(594h) What Makes Paint Stick? Insights from Computer Simulations of Epoxy Resin Binding on Iron Oxide / Oxide-Hydroxide Surfaces

The infrastructure of our modern society relies on large scale metal structures, which have a very large embedded carbon dioxide footprint. Protective organic coatings are key to sustainability as they extend the life of assets in aerospace, automotive, and freight by providing protection against corrosion. Epoxy resins are widely used due to their good heat and chemical resistance, favourable mechanical properties and good adhesion to a range of substrates.
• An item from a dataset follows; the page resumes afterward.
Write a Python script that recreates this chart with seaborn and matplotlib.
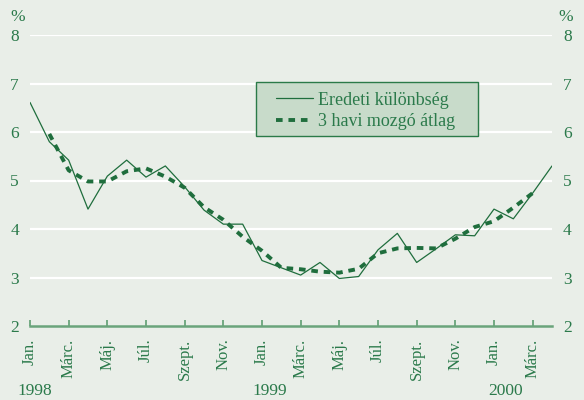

In all cases, the performance of the final solid-polymer system is dependent on the physicochemical properties of the interface and the interaction between the polymer and the solid substrate. However, experimental methods to characterize this interaction are limited and mostly are destructive of the interface. Computer modelling provides an excellent tool to investigate the surface-polymer interface at an atomistic level.

Here we perform atomistic molecular dynamics simulations to investigate the binding of common epoxy resin components to different iron oxide/ oxide-hydroxide surfaces. We calculate the binding energy, a measure of the energy difference between the bound adsorbate and the adsorbate at infinite distance from the surface, alongside free energy calculations which are computationally more demanding but provide valuable insight into the underlying free energy landscape that drives adsorption.

In epoxy resin applications the composition of the solid substrate is highly varied, with pre-treatments and production processes leading to a non-uniform surface chemistry and roughness. To reflect this, we investigate three different iron oxide/ oxide-hydroxide surfaces; hematite (Fe₂O₃) and magnetite (Fe₃O₄) and goethite (FeOOH) and consider different surface hydroxylation levels. We compare our findings with experimental results and find that the binding of epoxy components to each surface is quantitatively different. From these results, we suggest reasons for this trend based on the surface termination and gain fundamental understanding on how epoxy resins bind to metal substrates.